● DIRECTIONS FOR THIS TASK:
Without the pictures, output the records below word for word.

======== WORKING DATA ========

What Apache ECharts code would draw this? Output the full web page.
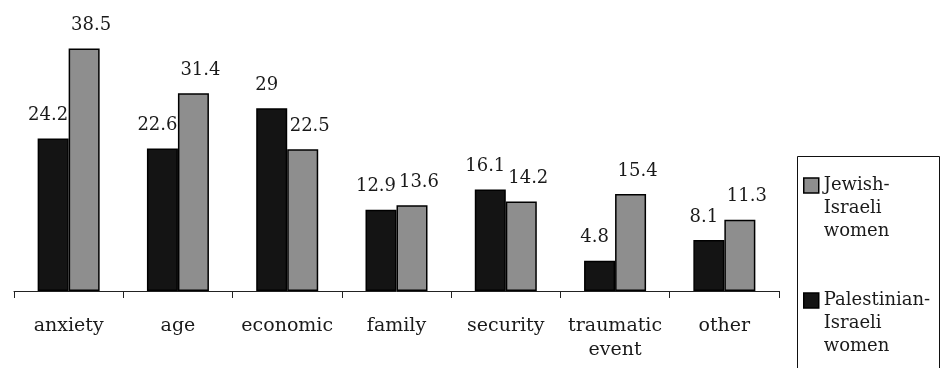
<!DOCTYPE html>
<html>
<head>
<meta charset="utf-8">
<script src="https://cdn.jsdelivr.net/npm/echarts@6/dist/echarts.min.js"></script>
<style>
  html, body { margin: 0; padding: 0; background: #fff; }
  #chart { width: 940px; height: 368px; }
</style>
</head>
<body>
<div id="chart"></div>
<script>
// Reasons given, percent of respondents
const categories = ['anxiety', 'age', 'economic', 'family', 'security', 'traumatic\nevent', 'other'];
const palestinianValues = [24.2, 22.6, 29, 12.9, 16.1, 4.8, 8.1];
const jewishValues = [38.5, 31.4, 22.5, 13.6, 14.2, 15.4, 11.3];
const seriesNames = ['Palestinian-Israeli women', 'Jewish-Israeli women'];
const legendText = {
  'Jewish-Israeli women': 'Jewish-\nIsraeli\nwomen',
  'Palestinian-Israeli women': 'Palestinian-\nIsraeli\nwomen'
};

const serif = 'DejaVu Serif';
const chart = echarts.init(document.getElementById('chart'));

// value labels sit above each bar, nudged apart so neighbouring pairs stay readable
function valueLabel(dx) {
  return {
    show: true,
    position: 'top',
    distance: 14,
    offset: [dx, 0],
    fontFamily: serif,
    fontSize: 18,
    color: '#1a1a1a'
  };
}

chart.setOption({
  animation: false,
  backgroundColor: '#fff',
  textStyle: { fontFamily: serif },
  grid: { left: 14, right: 161, top: 39, bottom: 77, containLabel: false },
  xAxis: {
    type: 'category',
    data: categories,
    boundaryGap: true,
    axisLine: { show: true, lineStyle: { color: '#222', width: 1 } },
    axisTick: { show: true, length: 7, alignWithLabel: false, lineStyle: { color: '#222', width: 1 } },
    axisLabel: {
      fontFamily: serif,
      fontSize: 19,
      color: '#1a1a1a',
      margin: 23,
      lineHeight: 24,
      interval: 0
    }
  },
  yAxis: {
    type: 'value',
    min: 0,
    max: 40,
    show: false,
    splitLine: { show: false }
  },
  legend: {
    data: [seriesNames[1], seriesNames[0]],
    orient: 'vertical',
    left: 803,
    top: 128,
    height: 240,
    padding: 0,
    itemGap: 0,
    itemWidth: 15,
    itemHeight: 15,
    itemStyle: { borderColor: '#000', borderWidth: 1.5 },
    icon: 'rect',
    // two leading blank lines keep the first text line level with the swatch
    formatter: name => '\n\n' + legendText[name],
    textStyle: {
      fontFamily: serif,
      fontSize: 18,
      color: '#1a1a1a',
      lineHeight: 23
    }
  },
  graphic: [{
    type: 'rect',
    left: 795,
    top: 154,
    shape: { width: 142, height: 240 },
    style: { fill: 'none', stroke: '#111', lineWidth: 1 },
    silent: true
  }],
  series: [
    {
      name: seriesNames[0],
      type: 'bar',
      data: palestinianValues,
      barWidth: 31,
      barGap: '0%',
      itemStyle: { color: '#141414', borderColor: '#000', borderWidth: 1.5 },
      label: valueLabel(-5)
    },
    {
      name: seriesNames[1],
      type: 'bar',
      data: jewishValues,
      barWidth: 31,
      barGap: '0%',
      itemStyle: { color: '#8e8e8e', borderColor: '#000', borderWidth: 1.5 },
      label: valueLabel(7)
    }
  ]
});
</script>
</body>
</html>
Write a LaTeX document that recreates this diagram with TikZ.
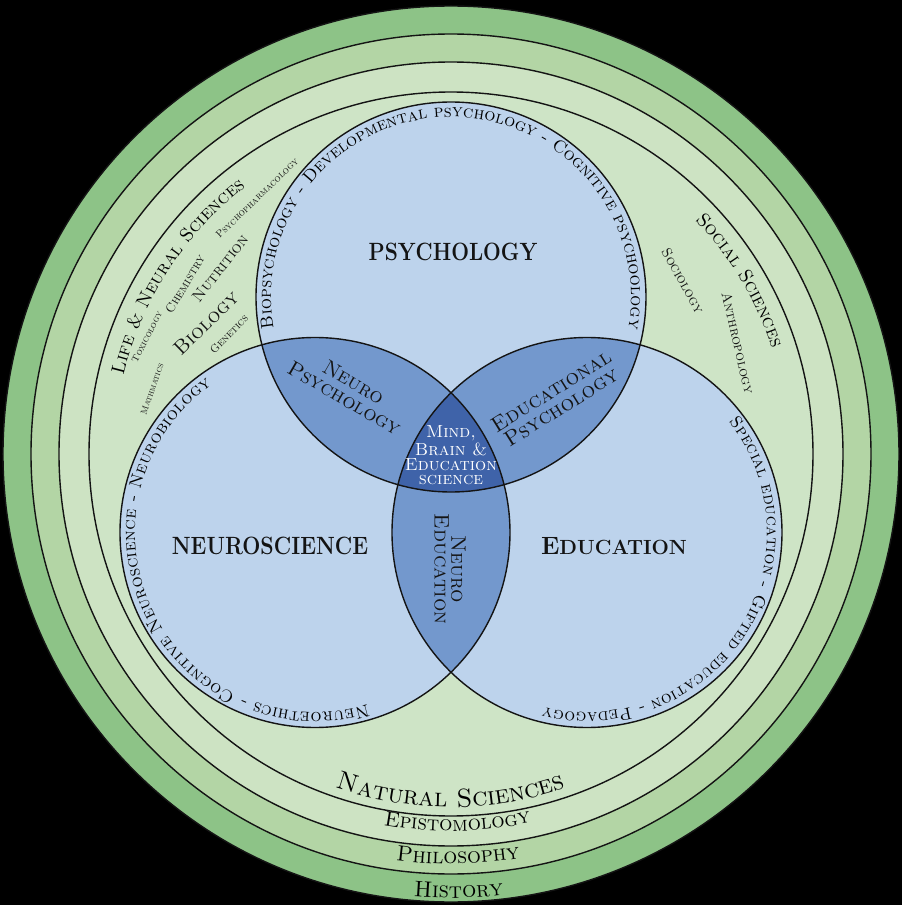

========

● SOLUTION FOR THIS TASK:
What Apache ECharts code would draw this? Output the full web page.
<!DOCTYPE html>
<html>
<head>
<meta charset="utf-8">
<script src="https://cdn.jsdelivr.net/npm/echarts@6/dist/echarts.min.js"></script>
<style>
  html, body { margin: 0; padding: 0; background: #fff; }
  #chart { width: 940px; height: 368px; }
</style>
</head>
<body>
<div id="chart"></div>
<script>
// Reasons given, percent of respondents
const categories = ['anxiety', 'age', 'economic', 'family', 'security', 'traumatic\nevent', 'other'];
const palestinianValues = [24.2, 22.6, 29, 12.9, 16.1, 4.8, 8.1];
const jewishValues = [38.5, 31.4, 22.5, 13.6, 14.2, 15.4, 11.3];
const seriesNames = ['Palestinian-Israeli women', 'Jewish-Israeli women'];
const legendText = {
  'Jewish-Israeli women': 'Jewish-\nIsraeli\nwomen',
  'Palestinian-Israeli women': 'Palestinian-\nIsraeli\nwomen'
};

const serif = 'DejaVu Serif';
const chart = echarts.init(document.getElementById('chart'));

// value labels sit above each bar, nudged apart so neighbouring pairs stay readable
function valueLabel(dx) {
  return {
    show: true,
    position: 'top',
    distance: 14,
    offset: [dx, 0],
    fontFamily: serif,
    fontSize: 18,
    color: '#1a1a1a'
  };
}

chart.setOption({
  animation: false,
  backgroundColor: '#fff',
  textStyle: { fontFamily: serif },
  grid: { left: 14, right: 161, top: 39, bottom: 77, containLabel: false },
  xAxis: {
    type: 'category',
    data: categories,
    boundaryGap: true,
    axisLine: { show: true, lineStyle: { color: '#222', width: 1 } },
    axisTick: { show: true, length: 7, alignWithLabel: false, lineStyle: { color: '#222', width: 1 } },
    axisLabel: {
      fontFamily: serif,
      fontSize: 19,
      color: '#1a1a1a',
      margin: 23,
      lineHeight: 24,
      interval: 0
    }
  },
  yAxis: {
    type: 'value',
    min: 0,
    max: 40,
    show: false,
    splitLine: { show: false }
  },
  legend: {
    data: [seriesNames[1], seriesNames[0]],
    orient: 'vertical',
    left: 803,
    top: 128,
    height: 240,
    padding: 0,
    itemGap: 0,
    itemWidth: 15,
    itemHeight: 15,
    itemStyle: { borderColor: '#000', borderWidth: 1.5 },
    icon: 'rect',
    // two leading blank lines keep the first text line level with the swatch
    formatter: name => '\n\n' + legendText[name],
    textStyle: {
      fontFamily: serif,
      fontSize: 18,
      color: '#1a1a1a',
      lineHeight: 23
    }
  },
  graphic: [{
    type: 'rect',
    left: 795,
    top: 154,
    shape: { width: 142, height: 240 },
    style: { fill: 'none', stroke: '#111', lineWidth: 1 },
    silent: true
  }],
  series: [
    {
      name: seriesNames[0],
      type: 'bar',
      data: palestinianValues,
      barWidth: 31,
      barGap: '0%',
      itemStyle: { color: '#141414', borderColor: '#000', borderWidth: 1.5 },
      label: valueLabel(-5)
    },
    {
      name: seriesNames[1],
      type: 'bar',
      data: jewishValues,
      barWidth: 31,
      barGap: '0%',
      itemStyle: { color: '#8e8e8e', borderColor: '#000', borderWidth: 1.5 },
      label: valueLabel(7)
    }
  ]
});
</script>
</body>
</html>
Write a LaTeX document that recreates this diagram with TikZ.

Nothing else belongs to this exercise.